Efficiency: Concurrent brainstorming in R2CBR³H-SR reduces average iterations by ≈43%, lowers latency by ≈58%, and cuts cost by ≈32.6% while improving retrieval accuracy (Shahmansoori, 2024).

The method consistently enables higher recall of domain- or context-specific evidence, improved answer accuracy in QA, enhanced precision in code completion, and greater resilience to vocabulary mismatch or semantic drift.

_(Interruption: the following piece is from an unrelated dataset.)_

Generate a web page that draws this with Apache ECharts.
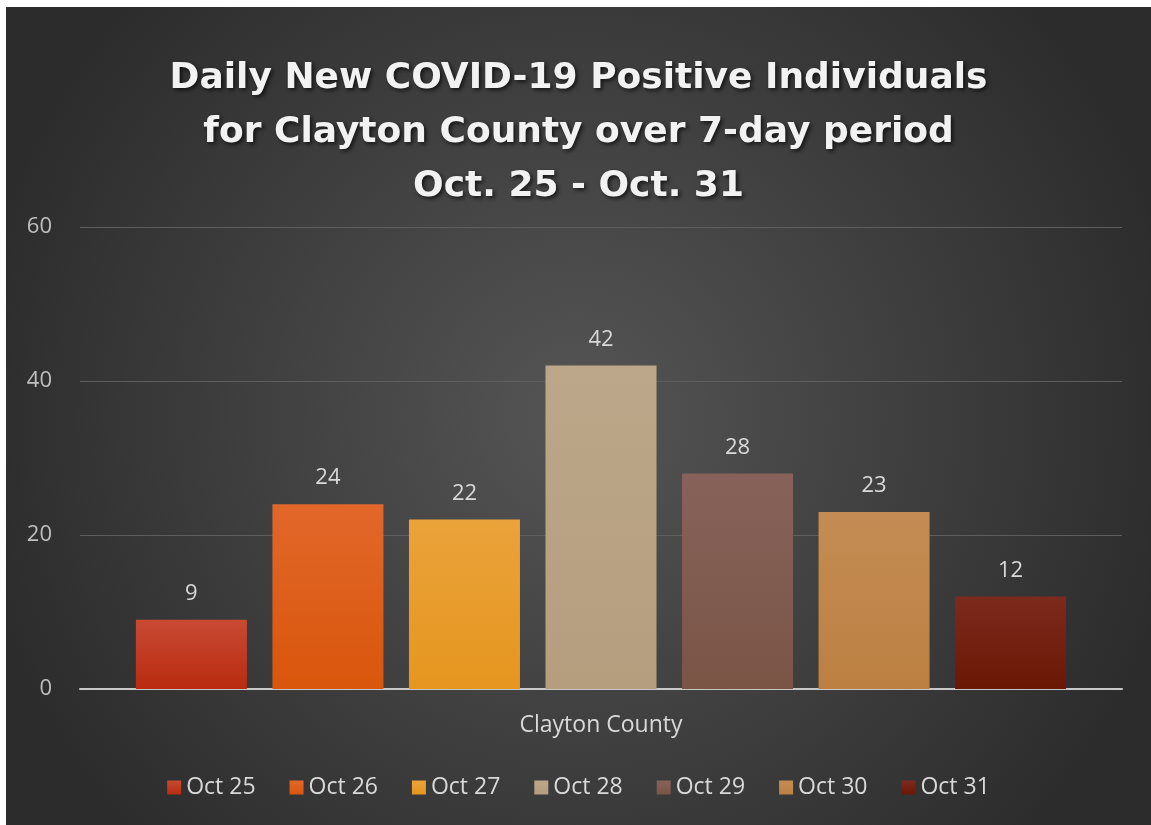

6. System Implementation and Engineering Considerations

Deployments of iterative retrieval enhancement utilize established machine learning environments and libraries (e.g., Python 3.9+, scikit-learn, numpy, pandas, scipy, matplotlib), often supported by modular GitHub repositories containing the vectorizer, NLP utilities, retrieval and query controllers, experiment orchestration, and score aggregation routines (Peimani et al., 2024). Key configuration parameters include top_k (documents per iteration), domain term regex patterns, keyword extraction counts, and TF–IDF or embedding thresholds. Implementation is domain-specific but generalizes across information retrieval contexts with only minor adaptation.

7. Limitations and Prospective Directions

Limitations of iterative retrieval enhancement methods include:

Reliance on the initial retrieval quality: poor initial top-k selection can constrain subsequent expansions.
Incomplete coverage of synonyms, jargon, or unseen domain terminology.
Diminishing returns with excessive iterations; optimal iteration count varies by task complexity.
Validation brittleness: simple heuristics may mislabel semantically correct but lexically distant answers.
Engineering sensitivity to prompt design, template selection, and hyperparameter tuning.

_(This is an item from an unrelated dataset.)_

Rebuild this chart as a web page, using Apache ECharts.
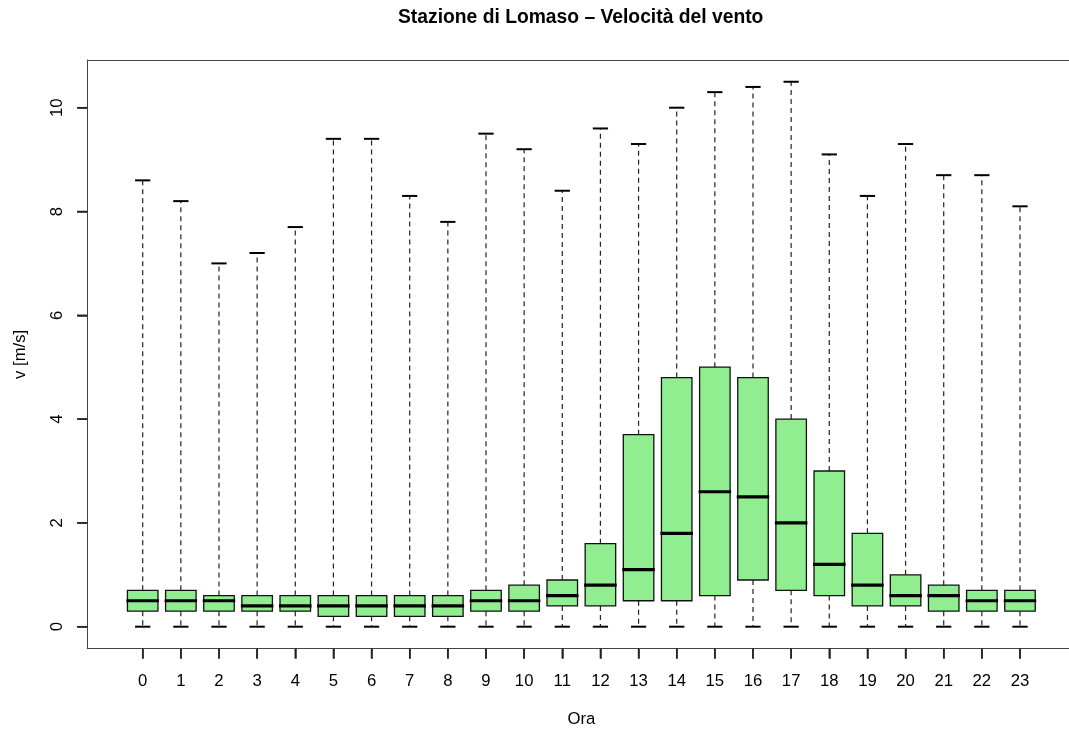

Future directions proposed include:

Integration of neural embedding models and hybrid pipelines (e.g., Sentence-BERT, dense reranker overlays).
User-feedback-informed term weighting and relevance scoring.
Enhanced keyword extraction (e.g., Named Entity Recognition, POS tagging).
Task-adaptive stopping criteria and dynamic iteration management.
Automated agent tuning for multi-agent systems and broader generalization to non-text modalities.

The iterative retrieval enhancement methodology continues to evolve, with mounting empirical evidence that principled multi-step refinement constitutes a robust solution to the persistent challenges of domain mismatch, multi-hop reasoning, and context-sensitive evidence selection in automated information retrieval (Peimani et al., 2024).